__Work to do__.
Begin with the first line below and retype each line exactly through the line containing "return cx + ex". Any pictures are to be left out.

* start Supplied information *

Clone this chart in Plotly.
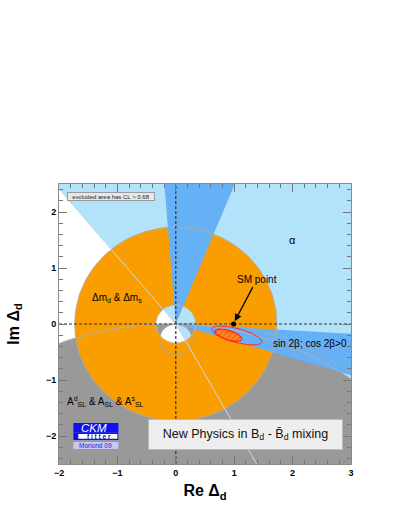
import numpy as np
import plotly.graph_objects as go

# ---------------- data ----------------
x_range = [-2.0, 3.0]
y_range = [-2.5, 2.5]
x_ticks = [-2, -1, 0, 1, 2, 3]
y_ticks = [-2, -1, 0, 1, 2]

dm_radii = [0.34, 1.73]                       # Δm_d & Δm_s annulus (inner, outer radius)
alpha_wedge_deg = [-61.0, 129.7]              # α allowed phase wedge
sin2beta_wedges_deg = [[68.0, 94.5], [-17.0, -3.3]]   # sin 2β ; cos 2β > 0 wedges
asl_big_center = [-0.10, -5.40]               # A_SL circle through origin (large)
asl_small_center = [0.0, -0.28]               # A_SL circle through origin (small)
asl_mid_center = [0.377, -4.30]               # second A_SL contour through origin
asl_mid_arc_deg = [95.0, 45.0]                # visible part of that contour
fit_outer_ellipse = [1.045, -0.205, 0.445, 0.125, -15.6]   # cx, cy, a, b, angle
fit_inner_ellipse = [0.900, -0.200, 0.240, 0.085, -18.0]
sm_point = [0.99, 0.0]
sm_label = [1.39, 0.80]

FONT = "Liberation Sans, Arial, Helvetica, sans-serif"
LIGHT_BLUE = "#b3e3fb"
DARK_BLUE = "#66b0f6"
ORANGE = "#f99d00"
GRAY = "#999999"
FAR = 12.0


def arc(cx, cy, r, a0, a1, n=240):
    t = np.radians(np.linspace(a0, a1, n))
    return cx + r * np.cos(t), cy + r * np.sin(t)


def wedge(a0, a1):
    ax, ay = arc(0.0, 0.0, FAR, a0, a1)
    return np.concatenate([[0.0], ax, [0.0]]), np.concatenate([[0.0], ay, [0.0]])


def ellipse(cx, cy, a, b, ang, n=200):
    t = np.linspace(0, 2 * np.pi, n)
    c, s = np.cos(np.radians(ang)), np.sin(np.radians(ang))
    ex, ey = a * np.cos(t), b * np.sin(t)
    return cx + ex * c - ey * s, cy + ex * s + ey * c


fig = go.Figure()


def poly(x, y, color):
    fig.add_trace(go.Scatter(x=x, y=y, mode="lines", fill="toself", fillcolor=color,
                             line=dict(width=0, color=color), hoverinfo="skip", showlegend=False))


def line(x, y, color, width=1.0, dash=None):
    fig.add_trace(go.Scatter(x=x, y=y, mode="lines", line=dict(color=color, width=width, dash=dash),
                             hoverinfo="skip", showlegend=False))


# α wedge (light blue)
wx, wy = wedge(*alpha_wedge_deg)
poly(wx, wy, LIGHT_BLUE)

# A_SL allowed region (gray): inside big circle, outside small circle
cxb, cyb = asl_big_center
rb = np.hypot(cxb, cyb)
ang_o = np.degrees(np.arctan2(-cyb, -cxb))
ang_l = np.degrees(np.arccos((x_range[0] - 1.0 - cxb) / rb))
ang_r = np.degrees(np.arccos((x_range[1] + 1.0 - cxb) / rb))
cxs, cys = asl_small_center
rs = np.hypot(cxs, cys)
ang_s = np.degrees(np.arctan2(-cys, -cxs))
a1x, a1y = arc(cxb, cyb, rb, ang_l, ang_o)
s1x, s1y = arc(cxs, cys, rs, ang_s, ang_s + 360)
a2x, a2y = arc(cxb, cyb, rb, ang_o, ang_r)
gx = np.concatenate([a1x, s1x, a2x, [x_range[1] + 1.0, x_range[0] - 1.0]])
gy = np.concatenate([a1y, s1y, a2y, [y_range[0] - 1.5, y_range[0] - 1.5]])
poly(gx, gy, GRAY)

# Δm annulus (orange)
ox, oy = arc(0, 0, dm_radii[1], -10, 350)
ix, iy = arc(0, 0, dm_radii[0], 350, -10)
poly(np.concatenate([ox, ix]), np.concatenate([oy, iy]), ORANGE)

# sin 2β wedges (dark blue)
for a0, a1 in sin2beta_wedges_deg:
    bx, by = wedge(a0, a1)
    poly(bx, by, DARK_BLUE)

# thin contour outlines
cx_, cy_ = arc(0, 0, dm_radii[1], 0, 360)
line(cx_, cy_, "#bba98a", 1.0)
cx_, cy_ = arc(0, 0, dm_radii[0], 0, 360)
line(cx_, cy_, "#b8b8b8", 0.8)
cx_, cy_ = arc(cxs, cys, rs, 0, 360)
line(cx_, cy_, "#a8a8a8", 1.0)
cx_, cy_ = arc(cxb, cyb, rb, 0, 360, 1200)
line(cx_, cy_, "#b0b0b0", 1.0)
cxm, cym = asl_mid_center
cx_, cy_ = arc(cxm, cym, np.hypot(cxm, cym), asl_mid_arc_deg[0], asl_mid_arc_deg[1], 400)
line(cx_, cy_, "#a9a9a9", 0.8)
for a in alpha_wedge_deg:
    lx, ly = arc(0, 0, FAR, a, a, 2)
    line(np.array([0.0, lx[0]]), np.array([0.0, ly[0]]), "#c4dcea", 1.0)

# dashed reference lines
line(np.array(x_range), np.array([0.0, 0.0]), "#333333", 1.2, "3px,2px")
line(np.array([0.0, 0.0]), np.array(y_range), "#333333", 1.2, "3px,2px")

# fit contours
ex, ey = ellipse(*fit_outer_ellipse)
line(ex, ey, "#ff2a2a", 1.0)
ex, ey = ellipse(*fit_inner_ellipse)
fig.add_trace(go.Scatter(x=ex, y=ey, mode="lines", fill="toself", fillcolor="#ff7a1a",
                         fillpattern=dict(shape="/", fgcolor="#ff3000", bgcolor="#ff8a20", size=4, solidity=0.35),
                         line=dict(color="#ff2020", width=1.2), hoverinfo="skip", showlegend=False))

# SM point
fig.add_trace(go.Scatter(x=[sm_point[0]], y=[sm_point[1]], mode="markers",
                         marker=dict(color="black", size=5), hoverinfo="skip", showlegend=False))

annotations = [
    dict(x=sm_point[0] + 0.02, y=sm_point[1] + 0.05, ax=sm_label[0], ay=sm_label[1],
         axref="x", ayref="y", text="SM point", showarrow=True, arrowhead=2, arrowsize=1.1,
         arrowwidth=1.3, arrowcolor="black", standoff=0, startstandoff=1,
         font=dict(size=10, color="black")),
    dict(x=2.0, y=1.50, text="α", font=dict(size=11, color="black")),
    dict(x=-1.01, y=0.47, text="Δm<sub>d</sub> &amp; Δm<sub>s</sub>", font=dict(size=10, color="black")),
    dict(x=2.97, y=-0.35, text="sin 2β; cos 2β&gt;0", xanchor="right", font=dict(size=10, color="black")),
    dict(x=-1.21, y=-1.38,
         text="A<sup>d</sup><sub>SL</sub> &amp; A<sub>SL</sub> &amp; A<sup>s</sup><sub>SL</sub>",
         font=dict(size=10, color="black")),
    dict(x=-1.108, y=2.27, text="excluded area has CL &gt; 0.68", font=dict(size=6, color="#222"),
         bgcolor="#e8e8e8", bordercolor="#9a9a9a", borderwidth=1, borderpad=0, width=86, height=7),
    dict(x=1.195, y=-1.97, text="New Physics in B<sub>d</sub> - B̄<sub>d</sub> mixing",
         font=dict(size=12.5, color="#111"), bgcolor="#eeeeee", bordercolor="#bbbbbb",
         borderwidth=1, borderpad=3, width=187, height=23),
    dict(x=-1.404, y=-1.86, text="<i>CKM</i>", font=dict(size=11.5, color="white")),
    dict(x=-1.31, y=-2.012, text="<b>f i t t e r</b>", font=dict(size=6.5, color="#1010e0")),
    dict(x=-1.368, y=-2.171, text="Moriond 09", font=dict(size=6.5, color="#2020d0")),
]
for a in annotations:
    a.setdefault("xref", "x")
    a.setdefault("yref", "y")
    a.setdefault("showarrow", False)
    a["font"]["family"] = FONT

shapes = [
    dict(type="rect", x0=-1.753, x1=-0.983, y0=-1.943, y1=-1.770, fillcolor="#1010f0",
         line=dict(width=0)),
    dict(type="rect", x0=-1.753, x1=-0.983, y0=-2.070, y1=-1.943, fillcolor="#1010f0",
         line=dict(width=0)),
    dict(type="rect", x0=-1.670, x1=-1.000, y0=-2.050, y1=-1.965, fillcolor="white",
         line=dict(width=0)),
    dict(type="rect", x0=-1.753, x1=-0.983, y0=-2.234, y1=-2.109, fillcolor="#c8c8f4",
         line=dict(width=0)),
]
for s in shapes:
    s.update(xref="x", yref="y", layer="above")

axis_common = dict(
    showgrid=False, zeroline=False, showline=True, linecolor="#8a8a8a", linewidth=1,
    mirror="ticks", ticks="inside", ticklen=8, tickwidth=1, tickcolor="#777777",
    minor=dict(ticks="inside", ticklen=4, dtick=0.2, tickcolor="#777777", tickwidth=1),
    tickfont=dict(family=FONT, size=9, color="black", weight="bold"),
)

fig.update_layout(
    width=399, height=516,
    margin=dict(l=59, r=48, t=184, b=52),
    paper_bgcolor="white", plot_bgcolor="white",
    showlegend=False, hovermode=False,
    annotations=annotations, shapes=shapes,
    xaxis=dict(range=x_range, tickvals=x_ticks, **axis_common,
               title=dict(text="Re Δ<sub>d</sub>", standoff=8,
                          font=dict(family=FONT, size=16, color="black", weight="bold"))),
    yaxis=dict(range=y_range, tickvals=y_ticks, **axis_common,
               title=dict(text="Im Δ<sub>d</sub>", standoff=22,
                          font=dict(family=FONT, size=16, color="black", weight="bold"))),
)

fig.write_html("out.html", config={"displayModeBar": False},
               post_script="document.body.style.margin='0px';")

* end Supplied information *

__Solution for this problem__.
Clone this chart in Plotly.
import numpy as np
import plotly.graph_objects as go

# ---------------- data ----------------
x_range = [-2.0, 3.0]
y_range = [-2.5, 2.5]
x_ticks = [-2, -1, 0, 1, 2, 3]
y_ticks = [-2, -1, 0, 1, 2]

dm_radii = [0.34, 1.73]                       # Δm_d & Δm_s annulus (inner, outer radius)
alpha_wedge_deg = [-61.0, 129.7]              # α allowed phase wedge
sin2beta_wedges_deg = [[68.0, 94.5], [-17.0, -3.3]]   # sin 2β ; cos 2β > 0 wedges
asl_big_center = [-0.10, -5.40]               # A_SL circle through origin (large)
asl_small_center = [0.0, -0.28]               # A_SL circle through origin (small)
asl_mid_center = [0.377, -4.30]               # second A_SL contour through origin
asl_mid_arc_deg = [95.0, 45.0]                # visible part of that contour
fit_outer_ellipse = [1.045, -0.205, 0.445, 0.125, -15.6]   # cx, cy, a, b, angle
fit_inner_ellipse = [0.900, -0.200, 0.240, 0.085, -18.0]
sm_point = [0.99, 0.0]
sm_label = [1.39, 0.80]

FONT = "Liberation Sans, Arial, Helvetica, sans-serif"
LIGHT_BLUE = "#b3e3fb"
DARK_BLUE = "#66b0f6"
ORANGE = "#f99d00"
GRAY = "#999999"
FAR = 12.0


def arc(cx, cy, r, a0, a1, n=240):
    t = np.radians(np.linspace(a0, a1, n))
    return cx + r * np.cos(t), cy + r * np.sin(t)


def wedge(a0, a1):
    ax, ay = arc(0.0, 0.0, FAR, a0, a1)
    return np.concatenate([[0.0], ax, [0.0]]), np.concatenate([[0.0], ay, [0.0]])


def ellipse(cx, cy, a, b, ang, n=200):
    t = np.linspace(0, 2 * np.pi, n)
    c, s = np.cos(np.radians(ang)), np.sin(np.radians(ang))
    ex, ey = a * np.cos(t), b * np.sin(t)
    return cx + ex * c - ey * s, cy + ex * s + ey * c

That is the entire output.